The research found the revised program could be delivered weekly without compromising health outcomes or attendance, and it led to the program frequency being changed. This resulted in substantial cost efficiencies, allowing savings to be diverted to other needed health programs.
“There were logistical challenges in rolling this large trial out across 53 program sites and 11 local health districts, but the strong evidence base meant that the policy change was accepted,” Dr Khanal said. “It also means that the program is now more accessible to families, which is a good result. The question of what is the minimum attendance at paediatric obesity programs is an under-researched area and once this work is published we expect it is going to stimulate more discussion on the topic.”

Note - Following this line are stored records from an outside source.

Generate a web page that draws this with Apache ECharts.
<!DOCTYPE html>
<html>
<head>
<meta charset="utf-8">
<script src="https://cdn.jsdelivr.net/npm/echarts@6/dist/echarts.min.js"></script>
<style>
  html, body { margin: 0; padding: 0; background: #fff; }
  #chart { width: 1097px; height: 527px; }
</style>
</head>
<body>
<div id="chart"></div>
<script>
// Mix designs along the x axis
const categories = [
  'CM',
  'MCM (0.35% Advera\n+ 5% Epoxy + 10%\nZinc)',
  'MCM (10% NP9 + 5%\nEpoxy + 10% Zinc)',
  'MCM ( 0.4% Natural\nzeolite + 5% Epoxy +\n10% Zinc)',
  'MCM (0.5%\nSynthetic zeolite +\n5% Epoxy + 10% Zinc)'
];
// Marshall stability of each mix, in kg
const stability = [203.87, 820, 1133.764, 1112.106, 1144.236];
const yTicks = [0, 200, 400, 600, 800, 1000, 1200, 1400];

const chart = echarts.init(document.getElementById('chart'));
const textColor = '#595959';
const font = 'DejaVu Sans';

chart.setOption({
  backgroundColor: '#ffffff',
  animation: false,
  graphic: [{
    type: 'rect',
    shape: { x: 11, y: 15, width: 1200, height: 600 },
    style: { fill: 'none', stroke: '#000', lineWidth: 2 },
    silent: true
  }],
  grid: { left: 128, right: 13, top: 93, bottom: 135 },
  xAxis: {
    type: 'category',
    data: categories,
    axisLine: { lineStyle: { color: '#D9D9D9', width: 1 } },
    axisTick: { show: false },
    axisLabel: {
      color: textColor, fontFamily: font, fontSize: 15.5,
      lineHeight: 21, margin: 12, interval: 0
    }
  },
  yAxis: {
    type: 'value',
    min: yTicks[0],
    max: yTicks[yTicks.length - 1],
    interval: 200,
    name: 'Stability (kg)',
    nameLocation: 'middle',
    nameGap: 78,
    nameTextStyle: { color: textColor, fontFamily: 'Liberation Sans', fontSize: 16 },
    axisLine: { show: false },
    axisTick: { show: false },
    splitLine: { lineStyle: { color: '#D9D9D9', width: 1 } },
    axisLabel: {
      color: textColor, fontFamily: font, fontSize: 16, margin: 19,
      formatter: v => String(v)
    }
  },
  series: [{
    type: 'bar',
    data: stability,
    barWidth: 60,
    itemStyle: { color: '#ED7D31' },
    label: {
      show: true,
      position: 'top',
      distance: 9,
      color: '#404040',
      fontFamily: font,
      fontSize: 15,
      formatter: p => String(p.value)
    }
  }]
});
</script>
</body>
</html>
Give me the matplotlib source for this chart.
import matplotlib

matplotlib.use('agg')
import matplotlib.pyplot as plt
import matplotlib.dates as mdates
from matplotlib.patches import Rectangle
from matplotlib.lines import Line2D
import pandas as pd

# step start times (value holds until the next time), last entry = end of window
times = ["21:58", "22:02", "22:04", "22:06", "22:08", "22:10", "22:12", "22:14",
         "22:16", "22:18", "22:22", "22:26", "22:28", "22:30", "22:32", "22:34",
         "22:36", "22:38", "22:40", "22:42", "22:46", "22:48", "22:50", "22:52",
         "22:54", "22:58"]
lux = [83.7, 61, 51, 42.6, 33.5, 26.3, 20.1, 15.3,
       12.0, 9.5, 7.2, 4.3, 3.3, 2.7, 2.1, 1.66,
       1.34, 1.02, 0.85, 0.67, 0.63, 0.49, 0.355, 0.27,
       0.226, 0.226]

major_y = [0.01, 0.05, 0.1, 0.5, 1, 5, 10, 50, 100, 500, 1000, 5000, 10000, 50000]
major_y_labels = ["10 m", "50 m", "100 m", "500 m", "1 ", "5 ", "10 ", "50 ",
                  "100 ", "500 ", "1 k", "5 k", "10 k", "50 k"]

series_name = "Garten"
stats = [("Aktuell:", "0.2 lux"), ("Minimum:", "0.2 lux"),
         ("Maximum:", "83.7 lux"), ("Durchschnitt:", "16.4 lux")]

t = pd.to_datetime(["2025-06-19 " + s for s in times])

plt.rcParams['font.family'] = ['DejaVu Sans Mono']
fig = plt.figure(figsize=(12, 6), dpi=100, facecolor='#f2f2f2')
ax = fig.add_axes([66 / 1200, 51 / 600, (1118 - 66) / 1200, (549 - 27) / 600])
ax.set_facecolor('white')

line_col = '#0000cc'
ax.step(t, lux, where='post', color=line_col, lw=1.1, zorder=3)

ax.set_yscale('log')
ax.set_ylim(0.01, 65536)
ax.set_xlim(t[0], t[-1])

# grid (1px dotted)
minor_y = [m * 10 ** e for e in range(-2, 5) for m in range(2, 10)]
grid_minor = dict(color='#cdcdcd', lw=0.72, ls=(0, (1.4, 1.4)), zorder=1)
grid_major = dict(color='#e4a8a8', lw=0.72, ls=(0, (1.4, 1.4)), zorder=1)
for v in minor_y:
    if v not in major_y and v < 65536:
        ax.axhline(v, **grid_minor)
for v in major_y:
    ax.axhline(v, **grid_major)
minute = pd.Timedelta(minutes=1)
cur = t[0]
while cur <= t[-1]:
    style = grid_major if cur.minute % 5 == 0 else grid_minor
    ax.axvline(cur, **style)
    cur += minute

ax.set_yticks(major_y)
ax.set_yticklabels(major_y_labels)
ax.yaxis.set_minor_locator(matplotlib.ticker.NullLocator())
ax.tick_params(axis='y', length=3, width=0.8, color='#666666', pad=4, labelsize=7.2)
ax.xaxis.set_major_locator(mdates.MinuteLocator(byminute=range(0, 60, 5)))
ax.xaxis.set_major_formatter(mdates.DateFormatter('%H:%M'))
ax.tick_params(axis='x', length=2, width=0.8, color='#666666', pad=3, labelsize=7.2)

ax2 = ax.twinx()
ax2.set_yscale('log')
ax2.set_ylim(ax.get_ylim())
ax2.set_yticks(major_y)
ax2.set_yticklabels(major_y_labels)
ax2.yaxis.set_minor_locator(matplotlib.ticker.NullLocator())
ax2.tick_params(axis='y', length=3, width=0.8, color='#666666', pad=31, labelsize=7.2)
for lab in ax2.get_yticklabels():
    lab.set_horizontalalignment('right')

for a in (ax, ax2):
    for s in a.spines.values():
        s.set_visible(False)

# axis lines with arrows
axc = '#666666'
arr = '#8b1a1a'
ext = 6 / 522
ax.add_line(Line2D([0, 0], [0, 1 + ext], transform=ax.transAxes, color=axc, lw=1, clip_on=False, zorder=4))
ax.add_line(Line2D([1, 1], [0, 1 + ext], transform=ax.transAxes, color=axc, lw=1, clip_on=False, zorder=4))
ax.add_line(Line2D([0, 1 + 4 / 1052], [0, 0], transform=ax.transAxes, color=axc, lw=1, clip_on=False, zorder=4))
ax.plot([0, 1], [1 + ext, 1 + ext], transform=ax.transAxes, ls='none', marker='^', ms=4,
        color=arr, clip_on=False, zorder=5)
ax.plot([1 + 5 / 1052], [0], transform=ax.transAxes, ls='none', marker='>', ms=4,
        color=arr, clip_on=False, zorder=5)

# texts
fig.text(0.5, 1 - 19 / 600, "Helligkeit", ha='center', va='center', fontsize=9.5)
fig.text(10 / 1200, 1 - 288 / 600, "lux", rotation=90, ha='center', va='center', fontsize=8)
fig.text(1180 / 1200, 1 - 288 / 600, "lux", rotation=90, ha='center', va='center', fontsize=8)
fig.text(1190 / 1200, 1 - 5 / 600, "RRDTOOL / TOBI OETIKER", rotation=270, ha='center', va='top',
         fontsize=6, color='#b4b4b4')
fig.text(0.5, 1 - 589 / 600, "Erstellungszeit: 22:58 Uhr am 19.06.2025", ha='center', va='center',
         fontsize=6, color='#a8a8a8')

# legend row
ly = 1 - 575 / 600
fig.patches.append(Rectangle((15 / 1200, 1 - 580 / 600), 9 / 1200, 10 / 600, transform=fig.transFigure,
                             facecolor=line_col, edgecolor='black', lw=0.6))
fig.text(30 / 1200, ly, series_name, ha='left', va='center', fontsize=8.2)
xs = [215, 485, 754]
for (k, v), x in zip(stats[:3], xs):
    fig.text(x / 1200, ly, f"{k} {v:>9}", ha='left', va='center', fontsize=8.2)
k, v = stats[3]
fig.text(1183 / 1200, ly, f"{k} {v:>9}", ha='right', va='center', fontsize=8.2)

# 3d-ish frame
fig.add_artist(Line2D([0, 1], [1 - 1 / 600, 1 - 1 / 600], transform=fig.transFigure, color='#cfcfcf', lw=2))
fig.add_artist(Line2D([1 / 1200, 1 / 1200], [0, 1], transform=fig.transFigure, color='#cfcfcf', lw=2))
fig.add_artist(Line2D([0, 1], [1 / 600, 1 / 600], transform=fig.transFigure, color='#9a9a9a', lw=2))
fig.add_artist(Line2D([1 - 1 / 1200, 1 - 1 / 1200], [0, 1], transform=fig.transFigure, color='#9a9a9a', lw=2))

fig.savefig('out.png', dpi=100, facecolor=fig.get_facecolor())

Video interview: http://youtu.be/i-RMigrxfaY
About the Sax Institute
The Institute unlocks the potential of research to have a real-world impact and connects decision makers and researchers in an effort to build better health systems. It is a non-profit, public good organisation with a membership base of 45 public health and health services research groups and their universities. The 2015 Research Action Awards were open to Sax Institute member organisations or employees of NSW Health who conduct public health or health services research.